We were flabbergasted when we approached a full service lumber yard in the middle of Manhattan. Since 1923, the city has relied on this venerable lumber supplier, hardware store, and contractor heaven for its construction needs. The knowledgeable staffers and prompt service give this metropolitan shop a distinct small town feel.
Since its opening in 1923 on Prince Street, family-owned business Prince Lumber continues to be an essential resource for New Yorker’s construction needs. Although no longer on Prince Street, Prince Lumber maintains its name and legacy of providing all of the necessary building materials for projects of any size or shape, as well as optimal customer service to support clients at any level of construction experience. At its newest Hell’s Kitchen location, these ideals are clearly demonstrated upon entering the store. In contrast to the highly commercial atmosphere of Eleventh Avenue, Prince Lumber is incredibly approachable. This quality is achieved in part by the bright signs that clearly label the shelves lining the sizable interior, but is especially exemplified by the friendly staff around the store. Prince Lumber’s identity as a well-established family business on its third generation has been essential to the business’s culture. As Neil Eisenstat, manager at the Hell’s Kitchen location explained, at Prince Lumber, “everyone is family. ”As family they stick together, and have created “the kind of business that builds Manhattan up. ” They have been around long enough to become a staple of the neighborhoods that they have been a part of, and they are confident that no matter where they go in New York City, their dedicated clients will follow them. As the city continues to build around them, they look forward to remaining essential to its construction needs.
Starting as a family owned business in 1962, Midtown Lumber continues to expand, build up the city, and uphold its legacy of excellent customer service and quality under the new leadership of Zach Chasky. Zach began working at Midtown Lumber as a teenager, and instantly knew that a career in the lumber industry was just right for him. “I really enjoyed it. It was the first kind of thing in my life that just really made sense. ” After working at Midtown Lumber for three years, Zach left in order to grow as a project manager at a different construction company. Later, Mike Kopf, the son of Midtown Lumber’s founder Paul Kopf, re-hired Zach for a more senior position. There was never a question of whether Michael Kopf was going to take over Midtown Lumber when he grew up. Since 1962, when his family came to New York and his father and uncle co-founded the business, it had been a part of Mike’s life. He spent his earliest days in and around the place: “I used to play in the bins in the back, ” he recalled.

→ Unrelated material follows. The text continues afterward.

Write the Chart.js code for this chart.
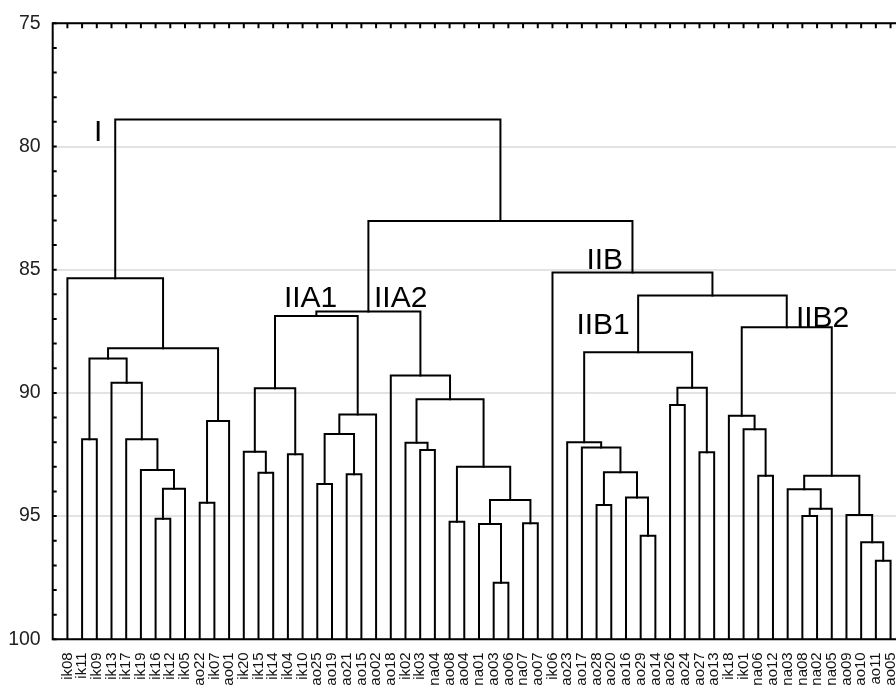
<!DOCTYPE html>
<html><head><meta charset="utf-8">
<script src="https://cdn.jsdelivr.net/npm/chart.js@4.4.1/dist/chart.umd.min.js"></script>
<style>html,body{margin:0;padding:0;background:#fff;overflow:hidden}canvas{display:block}</style>
</head><body>
<canvas id="c" width="896" height="693" style="width:896px;height:693px"></canvas>
<script>
// Leaf order (bottom axis categories)
const leaves = ['ik08','ik11','ik09','ik13','ik17','ik19','ik16','ik12','ik05','ao22','ik07','ao01','ik20','ik15','ik14','ik04','ik10','ao25','ao19','ao21','ao15','ao02','ao18','ik02','ik03','na04','ao08','ao04','na01','ao03','ao06','na07','ao07','ik06','ao23','ao17','ao28','ao20','ao16','ao29','ao14','ao26','ao24','ao27','ao13','ik18','ik01','na06','ao12','na03','na08','na02','na05','ao09','ao10','ao11','ao05'];
// Linkage: strings = leaf names, numbers = earlier merge index
const linkLeft = ['ik11','ik16',1,'ik19','ik17','ik13',0,'ao22',7,6,'ik08',
  'ik15','ik20','ik04',12,'ao25','ao21',15,17,14,
  'ik03','ik02','ao08','ao03','na01','na07',24,22,21,'ao18',19,
  'ao28','ao29','ao16',31,'ao17','ao23','ao26','ao27',37,36,
  'na06','ik01','ik18','na08',44,'na03','ao11','ao10','ao09',46,43,40,'ik06',30,10];
const linkRight = ['ik09','ik12','ik05',2,3,4,5,'ik07','ao01',8,9,
  'ik14',11,'ik10',13,'ao19','ao15',16,'ao02',18,
  'na04',20,'ao04','ao06',23,'ao07',25,26,27,28,29,
  'ao20','ao14',32,33,34,35,'ao24','ao13',38,39,
  'ao12',41,42,'na02','na05',45,'ao05',47,48,49,50,51,52,53,54];
const linkHeight = [91.88,95.11,93.89,93.13,91.88,89.59,88.6,94.46,91.14,88.19,85.35,
  93.24,92.39,92.49,89.81,93.7,93.3,91.67,90.88,86.88,
  92.32,92.02,95.23,97.7,95.32,95.29,94.35,93.0,90.26,89.29,86.7,
  94.55,95.8,94.25,93.22,92.22,92.0,90.49,92.41,89.79,88.35,
  93.36,91.48,90.93,95.0,94.7,93.91,96.81,96.06,94.96,93.36,87.34,86.05,85.11,83.02,78.9];
const yTicks = [75,80,85,90,95,100];
const clusterNames = ['I','IIA1','IIA2','IIB','IIB1','IIB2'];
const clusterX = [1.81,14.73,20.86,35.31,34.63,49.56];
const clusterY = [79.78,86.5,86.5,84.98,87.62,87.34];

const nodes = [];
function node(ref){
  if (typeof ref === 'string') return {x: leaves.indexOf(ref), h: 100};
  return nodes[ref];
}
const datasets = [];
for (let k = 0; k < linkHeight.length; k++){
  const L = node(linkLeft[k]), R = node(linkRight[k]), h = linkHeight[k];
  nodes.push({x: (L.x + R.x) / 2, h: h});
  datasets.push({
    data: [{x: L.x, y: L.h}, {x: L.x, y: h}, {x: R.x, y: h}, {x: R.x, y: R.h}],
    showLine: true, borderColor: '#000', borderWidth: 2, pointRadius: 0,
    tension: 0, fill: false, borderJoinStyle: 'miter', borderCapStyle: 'square'
  });
}

const frame = {
  id: 'frame',
  afterDraw(chart){
    const {ctx, chartArea: a, scales: {x, y}} = chart;
    ctx.save();
    ctx.strokeStyle = '#000'; ctx.lineWidth = 2;
    ctx.beginPath();
    ctx.moveTo(a.right + 5, a.top); ctx.lineTo(a.left, a.top);
    ctx.lineTo(a.left, a.bottom); ctx.lineTo(a.right + 5, a.bottom);
    ctx.stroke();
    ctx.beginPath();
    leaves.forEach((_, i) => { const px = x.getPixelForValue(i); ctx.moveTo(px, a.top); ctx.lineTo(px, a.top + 5); });
    for (let v = 75; v <= 100; v++){ const py = y.getPixelForValue(v); ctx.moveTo(a.left, py); ctx.lineTo(a.left + 4, py); }
    ctx.stroke();
    ctx.fillStyle = '#000';
    ctx.font = '30px "Liberation Sans", Arial, sans-serif';
    ctx.textAlign = 'left'; ctx.textBaseline = 'alphabetic';
    clusterNames.forEach((n, k) => ctx.fillText(n, x.getPixelForValue(clusterX[k]), y.getPixelForValue(clusterY[k])));
    ctx.restore();
  }
};

new Chart(document.getElementById('c'), {
  type: 'scatter',
  data: {datasets},
  plugins: [frame],
  options: {
    responsive: false, animation: false, devicePixelRatio: 1,
    layout: {padding: {top: 23.3, left: 0, right: 0, bottom: 0}},
    plugins: {legend: {display: false}, tooltip: {enabled: false}},
    scales: {
      x: {
        type: 'linear', position: 'bottom', min: -1, max: 56.37,
        grid: {display: false}, border: {display: false},
        afterBuildTicks: s => { s.ticks = leaves.map((_, i) => ({value: i})); },
        afterFit: s => { s.height = 53.7; s.paddingLeft = 0; s.paddingRight = 0; },
        ticks: {
          autoSkip: false, minRotation: 90, maxRotation: 90, padding: 5,
          color: '#111', font: {family: '"Liberation Sans", Arial, sans-serif', size: 15},
          callback: v => leaves[v]
        }
      },
      y: {
        type: 'linear', reverse: true, min: 75, max: 100,
        afterBuildTicks: s => { s.ticks = yTicks.map(v => ({value: v})); },
        afterFit: s => { s.width = 52.7; s.paddingTop = 0; s.paddingBottom = 0; },
        grid: {color: '#e3e3e3', lineWidth: 2, drawTicks: false},
        border: {display: false},
        ticks: {padding: 12, color: '#222', font: {family: '"Liberation Sans", Arial, sans-serif', size: 19.5}}
      }
    }
  }
});
</script>
</body></html>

Though Mike eventually attended Baruch College, he always arranged his class schedule to allow him ample time to work at the lumber shop. He started working full-time when he was twenty-four. After working for Mike for fifteen years, an accident caused Mike to be unable to continue running the business, and Zach was able to raise the money to purchase the lumber business. Midtown Lumber receives a wide range of clients: from individual people, to businesses of all sizes, to developers. Zach considers the fact that around 90% of their income is from returning customers a major success. After working in the business for so long, a lot of the customers have become his close friends. While describing what it is like to work at Midtown Lumber, Zach said that “most people would say my environment is too relaxed. I’m close to everyone who works with me. It’s really a family environment. ” Having great quality and consistency, as well as truly treating every customer like “they’re the only one who matters, ” has established them as a reliable business over the course of their decade’s long existence.
If bar hopping in the middle of the night is not in the plan one evening, there is somewhere else to spend time that we found to be amazing. Laid out on two floors, with a lumber yard in the back, there is nothing that cannot be found in the Nut House related to the home... and we mean nothing... and the best news is that at any hour of the day or night, New Yorkers can come and find it, as the hardware store is open twenty-four seven.